The specials are where Ruiz gets to showcase a bit of South American flare. Recent offerings included choripan, a common street food with a grilled chorizo sausage served on a bun; asado banderita, short ribs; grilled fish; and a whole pig cooked in his dome grill. “It’s not fast food, but we take things off the grill really fast,” Ruiz says. “We have picnic tables and lawn games—it’s very casual.”

And of course, there is wine by the glass to go with your meal—a torrontes and a malbec, both from Argentina ($10 and $12 respectively), plus a rosé from Aix-en-Provence ($12). There’s also beer and cider by the can, and a range of mocktails.

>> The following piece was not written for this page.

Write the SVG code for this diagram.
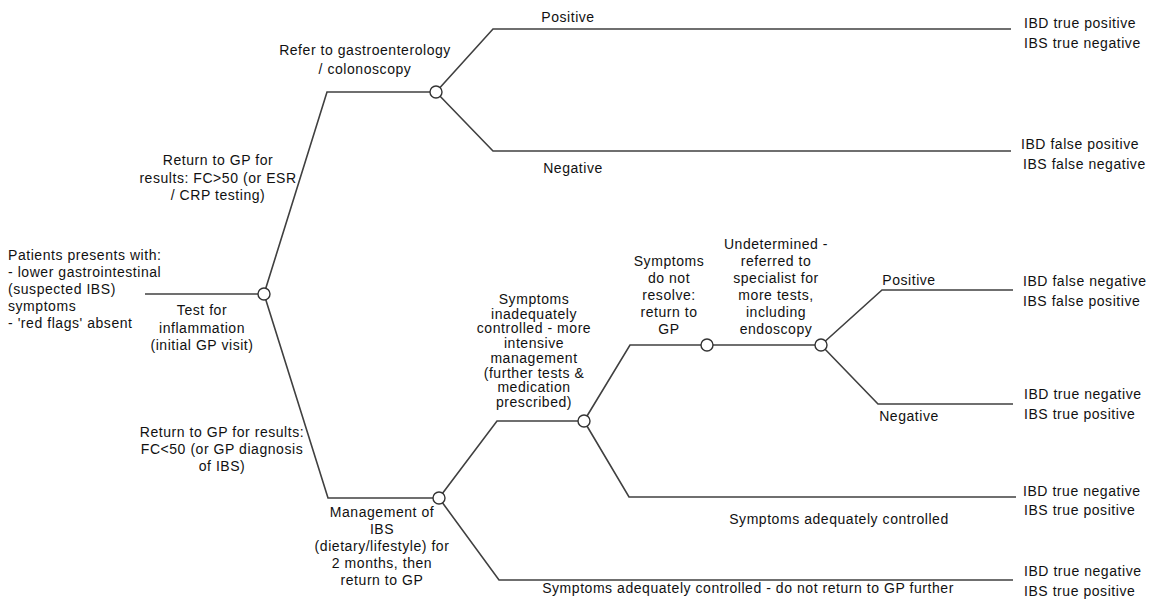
<svg xmlns="http://www.w3.org/2000/svg" width="1149" height="601" viewBox="0 0 1149 601">
<style>
text{font-family:"Liberation Sans",Arial,sans-serif;font-size:14px;fill:#111;letter-spacing:0.55px}
.c{text-anchor:middle}
.ln{fill:none;stroke:#404040;stroke-width:1.6}
.nd{fill:#fff;stroke:#333;stroke-width:1.4}
</style>
<rect width="1149" height="601" fill="#fff"/>
<g id="connectors">
<path class="ln" d="M145 294H258"/>
<path class="ln" d="M264 294L327 92H436"/>
<path class="ln" d="M264 294L328 498H439"/>
<path class="ln" d="M436 92L493 29H1011"/>
<path class="ln" d="M436 92L493 151H1011"/>
<path class="ln" d="M439 498L497 421H584"/>
<path class="ln" d="M439 498L499 580H1013"/>
<path class="ln" d="M584 421L630 345H821"/>
<path class="ln" d="M584 421L629 497H1016"/>
<path class="ln" d="M821 345L882 290H1013"/>
<path class="ln" d="M821 345L878 404H1013"/>
</g>
<g id="start">
<text x="8" y="260">Patients presents with:</text>
<text x="8" y="277">- lower gastrointestinal</text>
<text x="8" y="294">(suspected IBS)</text>
<text x="8" y="311">symptoms</text>
<text x="8" y="328">- 'red flags' absent</text>
</g>
<g id="node-test">
<circle class="nd" cx="264" cy="294" r="6"/>
<text class="c" x="202" y="315">Test for</text>
<text class="c" x="202" y="333">inflammation</text>
<text class="c" x="202" y="350">(initial GP visit)</text>
</g>
<g id="label-fc-high">
<text class="c" x="218" y="165">Return to GP for</text>
<text class="c" x="218" y="183">results: FC&gt;50 (or ESR</text>
<text class="c" x="218" y="200">/ CRP testing)</text>
</g>
<g id="label-fc-low">
<text class="c" x="222" y="437">Return to GP for results:</text>
<text class="c" x="222" y="454">FC&lt;50 (or GP diagnosis</text>
<text class="c" x="222" y="471">of IBS)</text>
</g>
<g id="node-refer">
<circle class="nd" cx="436" cy="92" r="6"/>
<text class="c" x="365" y="55">Refer to gastroenterology</text>
<text class="c" x="365" y="74">/ colonoscopy</text>
</g>
<g id="branch-top">
<text class="c" x="568" y="22">Positive</text>
<text class="c" x="573" y="173">Negative</text>
</g>
<g id="node-management">
<circle class="nd" cx="439" cy="498" r="6"/>
<text class="c" x="382" y="517">Management of</text>
<text class="c" x="382" y="534">IBS</text>
<text class="c" x="382" y="551">(dietary/lifestyle) for</text>
<text class="c" x="382" y="568">2 months, then</text>
<text class="c" x="382" y="585">return to GP</text>
</g>
<g id="node-intensive">
<circle class="nd" cx="584" cy="421" r="6"/>
<text class="c" x="534" y="304">Symptoms</text>
<text class="c" x="534" y="318.7">inadequately</text>
<text class="c" x="534" y="333.4">controlled - more</text>
<text class="c" x="534" y="348.1">intensive</text>
<text class="c" x="534" y="362.8">management</text>
<text class="c" x="534" y="377.5">(further tests &amp;</text>
<text class="c" x="534" y="392.2">medication</text>
<text class="c" x="534" y="407">prescribed)</text>
</g>
<g id="node-return">
<circle class="nd" cx="707" cy="345" r="6"/>
<text class="c" x="669" y="266">Symptoms</text>
<text class="c" x="669" y="283">do not</text>
<text class="c" x="669" y="300">resolve:</text>
<text class="c" x="669" y="317">return to</text>
<text class="c" x="669" y="334">GP</text>
</g>
<g id="node-specialist">
<circle class="nd" cx="821" cy="345" r="6"/>
<text class="c" x="776" y="249">Undetermined -</text>
<text class="c" x="776" y="266">referred to</text>
<text class="c" x="776" y="283">specialist for</text>
<text class="c" x="776" y="300">more tests,</text>
<text class="c" x="776" y="317">including</text>
<text class="c" x="776" y="334">endoscopy</text>
</g>
<g id="branch-specialist">
<text class="c" x="909" y="285">Positive</text>
<text class="c" x="909" y="421">Negative</text>
</g>
<g id="branch-controlled">
<text class="c" x="839" y="524">Symptoms adequately controlled</text>
<text class="c" x="748" y="593">Symptoms adequately controlled - do not return to GP further</text>
</g>
<g id="outcomes">
<text x="1024" y="28">IBD true positive</text>
<text x="1024" y="48">IBS true negative</text>
<text x="1021" y="149">IBD false positive</text>
<text x="1023" y="169">IBS false negative</text>
<text x="1023" y="286">IBD false negative</text>
<text x="1023" y="306">IBS false positive</text>
<text x="1024" y="399">IBD true negative</text>
<text x="1024" y="419">IBS true positive</text>
<text x="1023" y="496">IBD true negative</text>
<text x="1024" y="515">IBS true positive</text>
<text x="1024" y="576">IBD true negative</text>
<text x="1024" y="596">IBS true positive</text>
</g>
</svg>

Not one to sit around, Ruiz also recently entered his grills in a Cairo barbecue competition alongside his blacksmith, and they took home the first- and second-place prizes. He’s also cooking up his next hospitality project for Uruguay. “We wanted to turn our property into a venue. Suddenly all the things moved in a different direction. Suddenly I’m trying to sell grills and cook on grills,” Ruiz says. “You have to work around where the opportunities are. I don't have another career besides being a police officer. I'm trying to get into this world and not just be a cook making $20 an hour. That’s very decent, but I’m trying to scale.”

With an entrepreneurial streak like that, he’s not likely to stay in one place long, but every Saturday and Sunday, 12-8pm, through October, you can find him on the lawn at Bartlett House in Ghent running the grills.